Second, Ryan suggested the system currently in place — under which law enforcers are notified when those on the watch lists purchase firearms — is a suitable line of defense. He cited warnings from FBI Director James Comey that the Democrats’ bill could compromise federal investigations by potentially tipping off suspected terrorists to those probes.
“If we do this wrong, like the president is proposing, we can actually blow our ongoing terrorist investigations,” he said, paraphrasing Comey. “So we want to get this right so we don’t undermine terrorist investigations.”
And third, Ryan said the focus on guns, post-Orlando, is misplaced. Congress instead should be looking at ways to tackle mental illness and rein in homegrown terrorism, he said.
“Is going after the Second Amendment how you stop terrorism? No,” Ryan said.
“Let’s not take our eye off the ball here. This is a person who was radicalized by Islamic radical terrorists, he claimed it was by ISIS,” he added. “So we need to make sure that we’re focusing on the real issue here, which is terrorism, the fact that people are becoming radicalized and committing these horrible acts of terrorism in our country. … We need to have a better handle on homegrown jihad.”

Paul Ryan: Sellout

Christian Schneider isn’t holding anything back in this column.
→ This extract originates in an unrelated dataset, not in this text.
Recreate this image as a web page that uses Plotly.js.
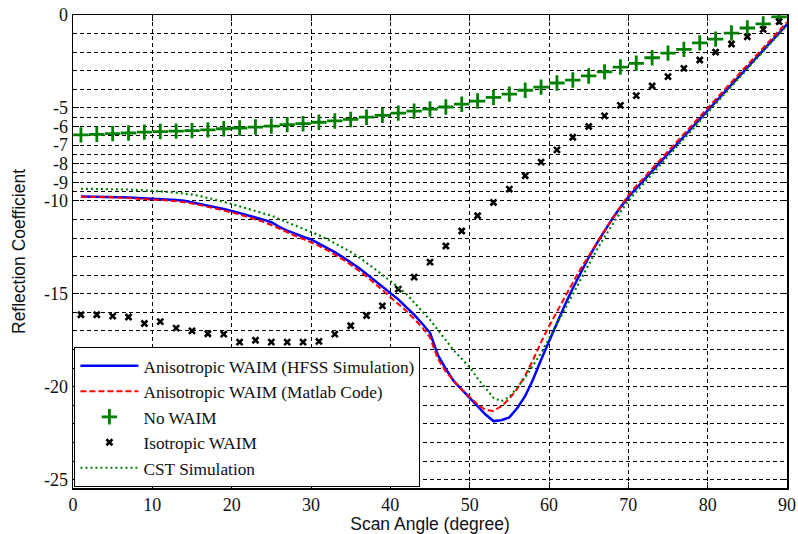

Perhaps this endorsement was inevitable but it was jarring to see the sellout executed for free. Trump today is just as unfit to hold public office as he was when Ryan announced his pyrite protest. Perhaps Trump is the master negotiator he claims to be — he actually made Ryan tear down the wall between them, and Republicans are ultimately going to pay for it.

During Ryan’s holdout, Trump made no progress toward the goals Ryan said he needed to see from the presumptive GOP nominee — in fact, just in the past week, Trump has floated discredited conspiracy theories about former Clinton adviser Vince Foster’s death and attacked the ethnicity of a judge overseeing the Trump University case. Are these what pushed Ryan toward capitulation?

Now Ryan becomes like San Francisco Giants fans who cheered on Barry Bonds during his desecration of America’s pastime. Normally sane fans defended Bonds simply because he wore the right color jersey.

Paul Ryan Endorses Donald Trump

This was bound to happen.

WASHINGTON (AP) — House Speaker Paul Ryan endorsed Donald Trump on Thursday, ending an extraordinary public split between the GOP’s presumptive presidential nominee and the nation’s highest-ranking Republican office holder.

Ryan outlined his support for the New York billionaire in a column published in his hometown newspaper, declaring his goal to “unite the party so we can win in the fall.”

The Trump (almost) nomination has put conservatives in a tough spot. I don’t fault conservatives who are getting on board with Trump, however tepidly, now that he’s the nominee. One can make a rational argument that Trump is less horrible than Clinton. It’s not an argument with which I agree, but I can certainly see how someone would come to that conclusion.

I have very little understanding of how anyone who thinks they are a conservative could have backed Trump in the primary when there were so many other options.

In any case, almost all of the Republican establishment has now gotten behind Trump. It is a significant development for Trump’s campaign. He is now the establishment Republican candidate. Chew on that.